Quote each line of the material verbatim, without the pictures.

===== Material provided

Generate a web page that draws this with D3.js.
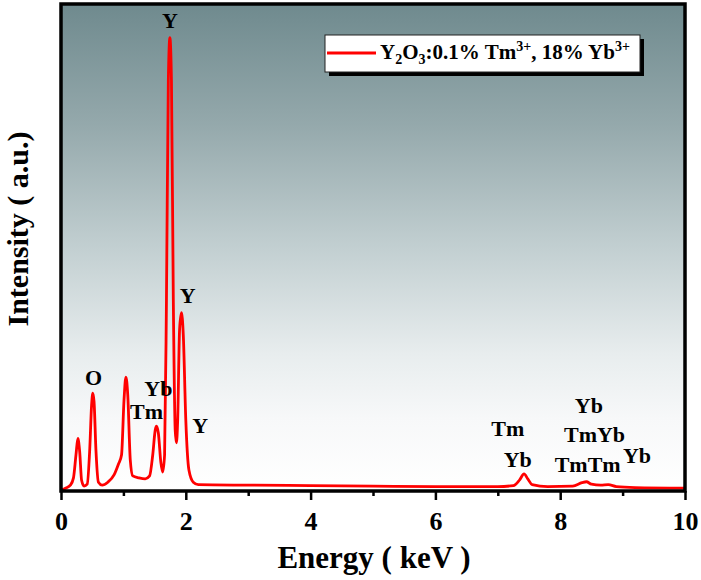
<!DOCTYPE html>
<html><head><meta charset="utf-8">
<script src="https://cdn.jsdelivr.net/npm/d3@7"></script>
<style>body{margin:0;background:#fff}svg{display:block}</style>
</head><body>
<script>
// Spectrum: energy (keV) and intensity (a.u.)
const energy = [0.00,0.08,0.15,0.20,0.24,0.27,0.30,0.33,0.37,0.42,0.46,0.49,0.51,0.53,0.56,0.60,0.66,0.75,0.85,0.92,0.97,1.01,1.04,1.07,1.11,1.15,1.25,1.35,1.42,1.47,1.51,1.53,1.56,1.60,1.63,1.66,1.69,1.72,1.745,1.77,1.80,1.83,1.85,1.87,1.90,1.93,1.96,2.00,2.05,2.12,2.20,3.0,4.0,5.0,6.0,7.0,7.25,7.35,7.42,7.48,7.55,7.8,8.2,8.35,8.42,8.5,8.65,8.77,8.9,9.2,10.0];
const intensity = [2,6,12,27,74,108,80,22,10,14,84,176,201,183,84,18,12,18,33,55,74,187,234,197,64,31,27,25,31,74,125,133,119,59,39,74,392,843,931,843,392,125,99,146,331,366,320,146,43,18,13,12,11,10,9,9,11,23,35,25,13,9,10,17,19,14,12,13,9,7,6];
const xTicks = [0,2,4,6,8,10];
const xMinor = [1,3,5,7,9];
const peakLabels = ["Y","O","Yb","Tm","Y","Y","Tm","Yb","Yb","TmYb","TmTm","Yb"];
const peakLabelE = [1.747,0.52,1.56,1.37,2.23,2.03,7.16,7.32,8.46,8.55,8.44,9.23];
const peakLabelI = [950,218,195,148,119,387,112,50,160,101,40,57];
const legendText = "Y2O3:0.1% Tm3+, 18% Yb3+";

const W = 701, H = 580;
const m = {left:61, top:4, right:685, bottom:491};
const font = "'Liberation Serif','Times New Roman',serif";
const svg = d3.select("body").append("svg").attr("width",W).attr("height",H);

const x = d3.scaleLinear().domain([0,10]).range([m.left,m.right]);
const y = d3.scaleLinear().domain([0,1000]).range([m.bottom,m.top]);

const defs = svg.append("defs");
const g = defs.append("linearGradient").attr("id","bg").attr("x1",0).attr("y1",0).attr("x2",0).attr("y2",1);
[[0,"#6f8a8e"],[0.25,"#95a9ac"],[0.5,"#c2cfd1"],[0.72,"#e8edee"],[0.85,"#f7f8f9"],[1,"#ffffff"]].forEach(s=>g.append("stop").attr("offset",s[0]).attr("stop-color",s[1]));

svg.append("rect").attr("x",m.left).attr("y",m.top).attr("width",m.right-m.left).attr("height",m.bottom-m.top).attr("fill","url(#bg)");

const data = energy.map((e,i)=>[e,intensity[i]]);
svg.append("path").datum(data)
  .attr("d",d3.line().x(d=>x(d[0])).y(d=>y(d[1])).curve(d3.curveMonotoneX))
  .attr("fill","none").attr("stroke","#ff0000").attr("stroke-width",2.8).attr("stroke-linejoin","round");

// frame
svg.append("rect").attr("x",m.left).attr("y",m.top).attr("width",m.right-m.left).attr("height",m.bottom-m.top)
  .attr("fill","none").attr("stroke","#000").attr("stroke-width",3.5);

// bottom axis
const ax = svg.append("g").attr("transform",`translate(0,${m.bottom})`)
  .call(d3.axisBottom(x).tickValues(xTicks).tickSize(9).tickFormat(d3.format("d")));
ax.select(".domain").remove();
ax.selectAll("line").attr("stroke","#000").attr("stroke-width",2.5);
ax.selectAll("text").attr("y",39).attr("dy",0).attr("font-family",font).attr("font-weight","bold").attr("font-size",26).attr("fill","#000");
const axm = svg.append("g").attr("transform",`translate(0,${m.bottom})`)
  .call(d3.axisBottom(x).tickValues(xMinor).tickSize(5).tickFormat(""));
axm.select(".domain").remove();
axm.selectAll("line").attr("stroke","#000").attr("stroke-width",2.5);

// titles
svg.append("text").attr("x",374).attr("y",568).attr("text-anchor","middle")
  .attr("font-family",font).attr("font-weight","bold").attr("font-size",31).text("Energy ( keV )");
svg.append("text").attr("transform","translate(28,229) rotate(-90)").attr("text-anchor","middle")
  .attr("font-family",font).attr("font-weight","bold").attr("font-size",30).text("Intensity ( a.u.)");

// peak labels
svg.append("g").selectAll("text").data(peakLabels).join("text")
  .attr("x",(d,i)=>x(peakLabelE[i])).attr("y",(d,i)=>y(peakLabelI[i]))
  .attr("text-anchor","middle").attr("font-family",font).attr("font-weight","bold").attr("font-size",22)
  .text(d=>d);

// legend
const lg = svg.append("g");
lg.append("rect").attr("x",329).attr("y",39).attr("width",315).attr("height",37).attr("fill","#000");
lg.append("rect").attr("x",325).attr("y",35).attr("width",315).attr("height",37).attr("fill","#fff").attr("stroke","#222").attr("stroke-width",1);
lg.append("line").attr("x1",327).attr("x2",376).attr("y1",53).attr("y2",53).attr("stroke","#ff0000").attr("stroke-width",3);
const lt = lg.append("text").attr("x",380).attr("y",59).attr("font-family",font).attr("font-weight","bold").attr("font-size",21);
const parts = [["Y",0],["2",1],["O",0],["3",1],[":0.1% Tm",0],["3+",2],[", 18% Yb",0],["3+",2]];
parts.forEach((p,i)=>{
  const t = lt.append("tspan").text(p[0]);
  let dy = 0;
  if(p[1]===1) dy = 5; else if(p[1]===2) dy = -8;
  if(i>0 && parts[i-1][1]===1) dy -= 5;
  if(i>0 && parts[i-1][1]===2) dy += 8;
  if(p[1]!==0) t.attr("font-size",14);
  t.attr("dy",dy);
});
lt.attr("data-label",legendText);
</script>
</body></html>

==========

Exercise response —
Generate a web page that draws this with D3.js.
<!DOCTYPE html>
<html><head><meta charset="utf-8">
<script src="https://cdn.jsdelivr.net/npm/d3@7"></script>
<style>body{margin:0;background:#fff}svg{display:block}</style>
</head><body>
<script>
// Spectrum: energy (keV) and intensity (a.u.)
const energy = [0.00,0.08,0.15,0.20,0.24,0.27,0.30,0.33,0.37,0.42,0.46,0.49,0.51,0.53,0.56,0.60,0.66,0.75,0.85,0.92,0.97,1.01,1.04,1.07,1.11,1.15,1.25,1.35,1.42,1.47,1.51,1.53,1.56,1.60,1.63,1.66,1.69,1.72,1.745,1.77,1.80,1.83,1.85,1.87,1.90,1.93,1.96,2.00,2.05,2.12,2.20,3.0,4.0,5.0,6.0,7.0,7.25,7.35,7.42,7.48,7.55,7.8,8.2,8.35,8.42,8.5,8.65,8.77,8.9,9.2,10.0];
const intensity = [2,6,12,27,74,108,80,22,10,14,84,176,201,183,84,18,12,18,33,55,74,187,234,197,64,31,27,25,31,74,125,133,119,59,39,74,392,843,931,843,392,125,99,146,331,366,320,146,43,18,13,12,11,10,9,9,11,23,35,25,13,9,10,17,19,14,12,13,9,7,6];
const xTicks = [0,2,4,6,8,10];
const xMinor = [1,3,5,7,9];
const peakLabels = ["Y","O","Yb","Tm","Y","Y","Tm","Yb","Yb","TmYb","TmTm","Yb"];
const peakLabelE = [1.747,0.52,1.56,1.37,2.23,2.03,7.16,7.32,8.46,8.55,8.44,9.23];
const peakLabelI = [950,218,195,148,119,387,112,50,160,101,40,57];
const legendText = "Y2O3:0.1% Tm3+, 18% Yb3+";

const W = 701, H = 580;
const m = {left:61, top:4, right:685, bottom:491};
const font = "'Liberation Serif','Times New Roman',serif";
const svg = d3.select("body").append("svg").attr("width",W).attr("height",H);

const x = d3.scaleLinear().domain([0,10]).range([m.left,m.right]);
const y = d3.scaleLinear().domain([0,1000]).range([m.bottom,m.top]);

const defs = svg.append("defs");
const g = defs.append("linearGradient").attr("id","bg").attr("x1",0).attr("y1",0).attr("x2",0).attr("y2",1);
[[0,"#6f8a8e"],[0.25,"#95a9ac"],[0.5,"#c2cfd1"],[0.72,"#e8edee"],[0.85,"#f7f8f9"],[1,"#ffffff"]].forEach(s=>g.append("stop").attr("offset",s[0]).attr("stop-color",s[1]));

svg.append("rect").attr("x",m.left).attr("y",m.top).attr("width",m.right-m.left).attr("height",m.bottom-m.top).attr("fill","url(#bg)");

const data = energy.map((e,i)=>[e,intensity[i]]);
svg.append("path").datum(data)
  .attr("d",d3.line().x(d=>x(d[0])).y(d=>y(d[1])).curve(d3.curveMonotoneX))
  .attr("fill","none").attr("stroke","#ff0000").attr("stroke-width",2.8).attr("stroke-linejoin","round");

// frame
svg.append("rect").attr("x",m.left).attr("y",m.top).attr("width",m.right-m.left).attr("height",m.bottom-m.top)
  .attr("fill","none").attr("stroke","#000").attr("stroke-width",3.5);

// bottom axis
const ax = svg.append("g").attr("transform",`translate(0,${m.bottom})`)
  .call(d3.axisBottom(x).tickValues(xTicks).tickSize(9).tickFormat(d3.format("d")));
ax.select(".domain").remove();
ax.selectAll("line").attr("stroke","#000").attr("stroke-width",2.5);
ax.selectAll("text").attr("y",39).attr("dy",0).attr("font-family",font).attr("font-weight","bold").attr("font-size",26).attr("fill","#000");
const axm = svg.append("g").attr("transform",`translate(0,${m.bottom})`)
  .call(d3.axisBottom(x).tickValues(xMinor).tickSize(5).tickFormat(""));
axm.select(".domain").remove();
axm.selectAll("line").attr("stroke","#000").attr("stroke-width",2.5);

// titles
svg.append("text").attr("x",374).attr("y",568).attr("text-anchor","middle")
  .attr("font-family",font).attr("font-weight","bold").attr("font-size",31).text("Energy ( keV )");
svg.append("text").attr("transform","translate(28,229) rotate(-90)").attr("text-anchor","middle")
  .attr("font-family",font).attr("font-weight","bold").attr("font-size",30).text("Intensity ( a.u.)");

// peak labels
svg.append("g").selectAll("text").data(peakLabels).join("text")
  .attr("x",(d,i)=>x(peakLabelE[i])).attr("y",(d,i)=>y(peakLabelI[i]))
  .attr("text-anchor","middle").attr("font-family",font).attr("font-weight","bold").attr("font-size",22)
  .text(d=>d);

// legend
const lg = svg.append("g");
lg.append("rect").attr("x",329).attr("y",39).attr("width",315).attr("height",37).attr("fill","#000");
lg.append("rect").attr("x",325).attr("y",35).attr("width",315).attr("height",37).attr("fill","#fff").attr("stroke","#222").attr("stroke-width",1);
lg.append("line").attr("x1",327).attr("x2",376).attr("y1",53).attr("y2",53).attr("stroke","#ff0000").attr("stroke-width",3);
const lt = lg.append("text").attr("x",380).attr("y",59).attr("font-family",font).attr("font-weight","bold").attr("font-size",21);
const parts = [["Y",0],["2",1],["O",0],["3",1],[":0.1% Tm",0],["3+",2],[", 18% Yb",0],["3+",2]];
parts.forEach((p,i)=>{
  const t = lt.append("tspan").text(p[0]);
  let dy = 0;
  if(p[1]===1) dy = 5; else if(p[1]===2) dy = -8;
  if(i>0 && parts[i-1][1]===1) dy -= 5;
  if(i>0 && parts[i-1][1]===2) dy += 8;
  if(p[1]!==0) t.attr("font-size",14);
  t.attr("dy",dy);
});
lt.attr("data-label",legendText);
</script>
</body></html>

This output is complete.